The poem is shaped as a cross — narrow at the top, expanding wide across the middle, narrowing again to a point at the base. But the edges are not clean. The lines are jagged, irregular, broken. That is not a failure of form. It is the form being honest about what water actually does to a reflection.
The cross is not in the sky. It is not carved in stone. It is a shadow cast by a wooden mast onto moving water. A reflection.
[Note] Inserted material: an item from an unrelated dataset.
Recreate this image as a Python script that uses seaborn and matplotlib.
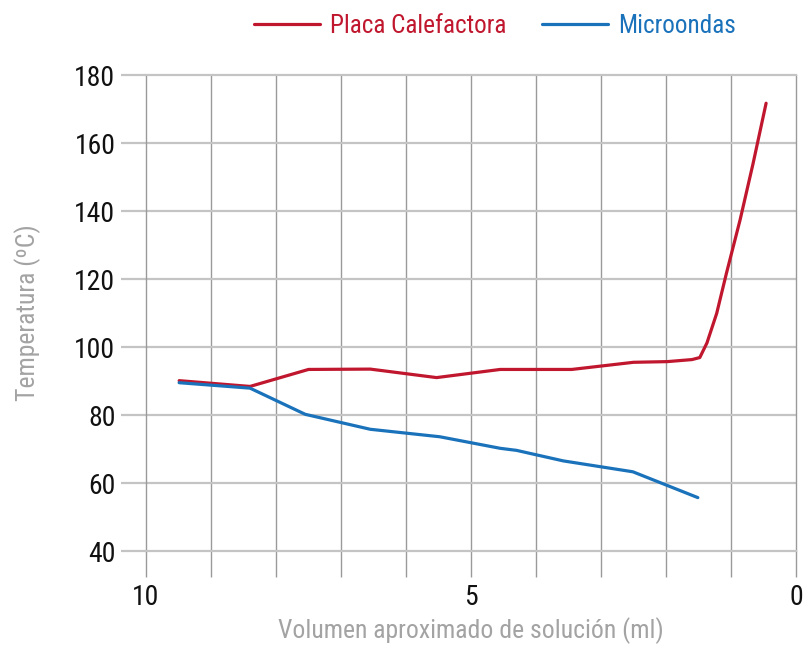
import matplotlib
matplotlib.use("Agg")
import matplotlib.pyplot as plt
from matplotlib import font_manager
import seaborn as sns
import pandas as pd

# Data
placa_x = [9.49, 8.4, 7.5, 6.55, 5.53, 4.55, 3.45, 2.5, 1.98, 1.6, 1.48, 1.37, 1.22, 1.07, 0.86, 0.66, 0.46]
placa_y = [90.1, 88.4, 93.4, 93.5, 91.0, 93.4, 93.4, 95.5, 95.7, 96.3, 96.9, 101.2, 109.9, 121.7, 137.4, 154.0, 171.7]
micro_x = [9.49, 8.4, 7.55, 6.55, 5.48, 4.55, 4.3, 3.58, 2.51, 1.51]
micro_y = [89.5, 87.9, 80.2, 75.8, 73.6, 70.2, 69.6, 66.5, 63.3, 55.7]
series_names = ["Placa Calefactora", "Microondas"]
colors = ["#c0172e", "#1a72bb"]
x_tick_labels = {10: "10", 5: "5", 0: "0"}
y_ticks = [40, 60, 80, 100, 120, 140, 160, 180]

df = pd.concat([
    pd.DataFrame({"x": placa_x, "y": placa_y, "serie": series_names[0]}),
    pd.DataFrame({"x": micro_x, "y": micro_y, "serie": series_names[1]}),
])

sns.set_theme(style="white")
avail = {f.name for f in font_manager.fontManager.ttflist}
fam = next((f for f in ["Liberation Sans Narrow", "Roboto Condensed", "Roboto", "Liberation Sans"] if f in avail), "DejaVu Sans")
plt.rcParams["font.family"] = [fam, "DejaVu Sans"]

fig = plt.figure(figsize=(8.04, 6.46), dpi=100)
ax = fig.add_axes([146 / 804, (646 - 551) / 646, 650 / 804, (551 - 75) / 646])

for name, c in zip(series_names, colors):
    sub = df[df["serie"] == name]
    sns.lineplot(data=sub, x="x", y="y", color=c, sort=False, estimator=None,
                 linewidth=2.3, ax=ax, label=name, legend=False, zorder=3)

ax.set_xlim(10, 0)
ax.set_ylim(40, 180)
ax.set_xticks(range(0, 11))
ax.set_xticklabels([x_tick_labels.get(i, "") for i in range(0, 11)])
ax.set_yticks(y_ticks)
ax.set_yticklabels([str(v) for v in y_ticks])

ax.grid(False)
for v in range(1, 10):
    ax.axvline(v, color="#9a9a9a", lw=1.0, zorder=1)
for v in y_ticks[1:-1]:
    ax.axhline(v, color="#c4c4c4", lw=1.6, zorder=1)

for s in ["top", "bottom"]:
    ax.spines[s].set_color("#c4c4c4")
    ax.spines[s].set_linewidth(1.6)
for s in ["left", "right"]:
    ax.spines[s].set_color("#9a9a9a")
    ax.spines[s].set_linewidth(1.0)

ax.tick_params(axis="x", direction="out", length=19, width=1.0, color="#9a9a9a",
               labelsize=20, labelcolor="#111111", pad=5, bottom=True)
ax.tick_params(axis="y", direction="out", length=18, width=1.6, color="#c4c4c4",
               labelsize=20, labelcolor="#111111", pad=4, left=True)

ax.set_xlabel("Volumen aproximado de solución (ml)", fontsize=18.5, color="#a3a3a3", labelpad=4)
ax.set_ylabel("Temperatura (ºC)", fontsize=18.5, color="#a3a3a3", labelpad=24)

handles, labels = ax.get_legend_handles_labels()
leg = fig.legend(handles, labels, loc="center", bbox_to_anchor=(495 / 804, 1 - 26 / 646), ncol=2,
                 frameon=False, fontsize=18.2, handlelength=2.6, handletextpad=0.4, columnspacing=1.4)
for t, c in zip(leg.get_texts(), colors):
    t.set_color(c)

fig.savefig("out.png", dpi=100)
Visible only at the surface — only at the threshold where the world above and the deep below meet, the way Scripture so often places its meaning at a crossing-point rather than in either realm alone.
"White sails
will stay in
sight to
guide us
while a
wooden
mast
a shadow
casts like
A watery
Cross
beside us."
The tension in the poem is precisely this: the cross is formed from what is most ordinary — a mast, wood, functional — and what carries the weightiest meaning — water, the deep, the place of hidden life, the same waters Scripture returns to again and again to speak of what lies beneath plain sight. Grismere moves through this same water from below. The Watery Cross forms above it. Both are present at the same threshold.
The captain who knows our every hope will never pull up rope and sail without you or me. That promise does not arrive through vision or revelation. It arrives through the shadow of a mast on a moving sea — the way Scripture itself so often speaks: not by stating the thing directly, but by letting the ordinary world carry it into view.
The cross appears at the surface. Not above it — not transcendent, removed, distant. And not beneath it — not hidden in the depths that Grismere inhabits. The cross forms precisely where the two worlds touch. That is the theology of incarnation: God present not above ordinary life or hidden beneath it, but at the membrane where the two make contact.
You can only see the watery cross from one angle — looking at the surface itself, neither up toward heaven nor down into the deep, but at the threshold where they meet.
"Our
captain
knows our
every hope.
Never
would He
leave or
pull up rope
to sail
and go
without
you
or me."
The cross appears where the mast meets the water —
not in heaven, not in the deep,
but at the surface where the two worlds touch.